C’est une peu court! Et il ne suffira pas, pour y remédier, de transformer le Conseil économique et social, pour en faire un lieu de “consultation et d’expertise”, le point de passage obligatoire de l’élaboration des projets d’avenir… Un changement institutionnel ne fera pas le printemps démocratique. Ce sentiment de coupure entre la société réelle et ses représentants politiques, qui a fait le lit de Macron, il y a un an, ne s’effacera pas d’un coup de baguette institutionnelle. Si l’on veut montrer aux citoyens qu’ils sont réellement les acteurs du changement, il va falloir apprendre à les consulter, réinventer une vie démocratique plus directe, s’appuyer sur les corps intermédiaires, travailler avec tous ceux qui donnent de leur temps à la vie associative. Paradoxalement, il n’y a que sur la question européenne que ce pas ait été franchi avec les consultations citoyennes dont il est encore trop tôt pour mesurer le réel impact. Pour le reste, le terrain du renouveau démocratique reste en friche depuis l’élection, si l’on excepte la loi sur la transparence et les réformes institutionnelles annoncées.

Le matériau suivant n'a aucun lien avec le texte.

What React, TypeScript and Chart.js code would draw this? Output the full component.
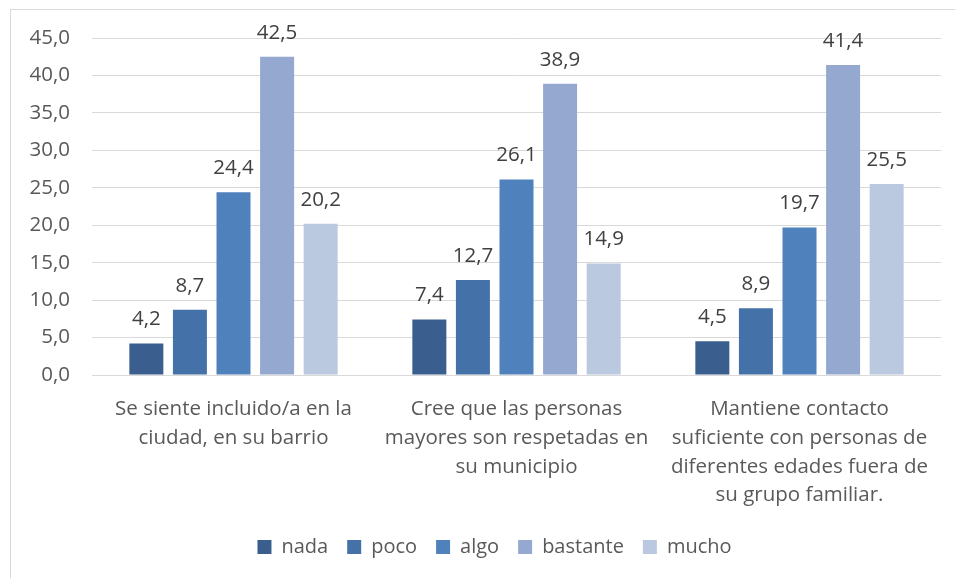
import React, { useEffect, useRef } from "react";
import { Chart, registerables } from "chart.js";

Chart.register(...registerables);

const categories: string[][] = [
  ["Se siente incluido/a en la", "ciudad, en su barrio"],
  ["Cree que las personas", "mayores son respetadas en", "su municipio"],
  ["Mantiene contacto", "suficiente con personas de", "diferentes edades fuera de", "su grupo familiar."],
];

const seriesNames = ["nada", "poco", "algo", "bastante", "mucho"];
const nada = [4.2, 7.4, 4.5];
const poco = [8.7, 12.7, 8.9];
const algo = [24.4, 26.1, 19.7];
const bastante = [42.5, 38.9, 41.4];
const mucho = [20.2, 14.9, 25.5];
const seriesColors = ["#3A5F8F", "#4472A8", "#4F81BD", "#95A9D0", "#BAC8E0"];

const yTicks = [0, 5, 10, 15, 20, 25, 30, 35, 40, 45];

const FONT = "'Open Sans', sans-serif";
const SIZE = 20.5;

const fmt = (v: number) => v.toFixed(1).replace(".", ",");

// Writes each bar's value above it
const valueLabels = {
  id: "valueLabels",
  afterDatasetsDraw(chart: any) {
    const ctx = chart.ctx;
    ctx.save();
    ctx.font = `${SIZE}px ${FONT}`;
    ctx.fillStyle = "#404040";
    ctx.textAlign = "center";
    ctx.textBaseline = "middle";
    chart.data.datasets.forEach((ds: any, i: number) => {
      const meta = chart.getDatasetMeta(i);
      meta.data.forEach((bar: any, j: number) => {
        ctx.fillText(fmt(ds.data[j]), bar.x, bar.y - 24);
      });
    });
    ctx.restore();
  },
};

// Centres the legend row under the plot area rather than the whole canvas
const legendShift = {
  id: "legendShift",
  afterLayout(chart: any) {
    const lg = chart.legend;
    if (!lg) return;
    lg.left += 24;
    lg.right += 24;
  },
};

export default function App() {
  const ref = useRef<HTMLCanvasElement>(null);

  useEffect(() => {
    if (!ref.current) return;
    const allSeries = [nada, poco, algo, bastante, mucho];
    const chart = new Chart(ref.current, {
      type: "bar",
      data: {
        labels: categories,
        datasets: allSeries.map((d, i) => ({
          label: seriesNames[i],
          data: d,
          backgroundColor: seriesColors[i],
          borderWidth: 0,
          categoryPercentage: 0.77,
          barPercentage: 0.78,
        })),
      },
      options: {
        animation: false,
        responsive: false,
        maintainAspectRatio: false,
        layout: { padding: { left: 0, right: 14, top: 38, bottom: 11 } },
        scales: {
          x: {
            grid: { display: false, drawTicks: false },
            border: { display: false },
            ticks: {
              color: "#595959",
              font: { family: FONT, size: SIZE, lineHeight: 1.4 },
              padding: 20,
              maxRotation: 0,
              autoSkip: false,
            },
            afterFit: (scale: any) => {
              scale.height = 143;
            },
          },
          y: {
            min: 0,
            max: 45,
            afterBuildTicks: (scale: any) => {
              scale.ticks = yTicks.map((v) => ({ value: v }));
            },
            grid: { color: "#D9D9D9", lineWidth: 1, drawTicks: false },
            border: { display: false },
            ticks: {
              color: "#595959",
              font: { family: FONT, size: SIZE },
              padding: 22,
              callback: (v: any) => fmt(Number(v)),
            },
            afterFit: (scale: any) => {
              scale.width = 92;
            },
          },
        },
        plugins: {
          legend: {
            position: "bottom",
            labels: {
              color: "#595959",
              font: { family: FONT, size: 20 },
              boxWidth: 14,
              boxHeight: 14,
              padding: 19,
            },
          },
          tooltip: { enabled: false },
        },
      },
      plugins: [valueLabels, legendShift],
    });
    return () => chart.destroy();
  }, []);

  return (
    <>
      <div
        style={{
          position: "fixed",
          left: 10,
          top: 9,
          width: 1000,
          height: 1000,
          border: "1px solid #D9D9D9",
          boxSizing: "border-box",
        }}
      />
      <canvas
        ref={ref}
        width={955}
        height={578}
        style={{ position: "fixed", left: 0, top: 0, width: 955, height: 578 }}
      />
    </>
  );
}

C’est bien pourtant le rôle premier qu’auraient pu ou dû jouer les militants d'”En marche” le parti présidentiel, en faisant exister sur tout le territoire des lieux de concertation, de discussion et de débats politiques, au lieu de consacrer leur temps à la défense et illustration de l’action du président. C’est aussi le rôle qu’aurait pu jouer le parti majoritaire en établissant les passerelles nécessaires avec les autres partis politiques, pour tenter de créer du consensus autour de projets, en écoutant les autres, en acceptant des amendements venus d’ailleurs, au lieu de cadenasser la forteresse. Là encore la réforme promise du fonctionnement du parlement, la généralisation de la procédure d’urgence, la limitation du droit d’amendement, loin de faciliter le fonctionnement de notre démocratie, renforceront l’image d’un pouvoir enfermé, comme ses prédécesseurs, dans une forteresse imprenable, le temps d’un mandat.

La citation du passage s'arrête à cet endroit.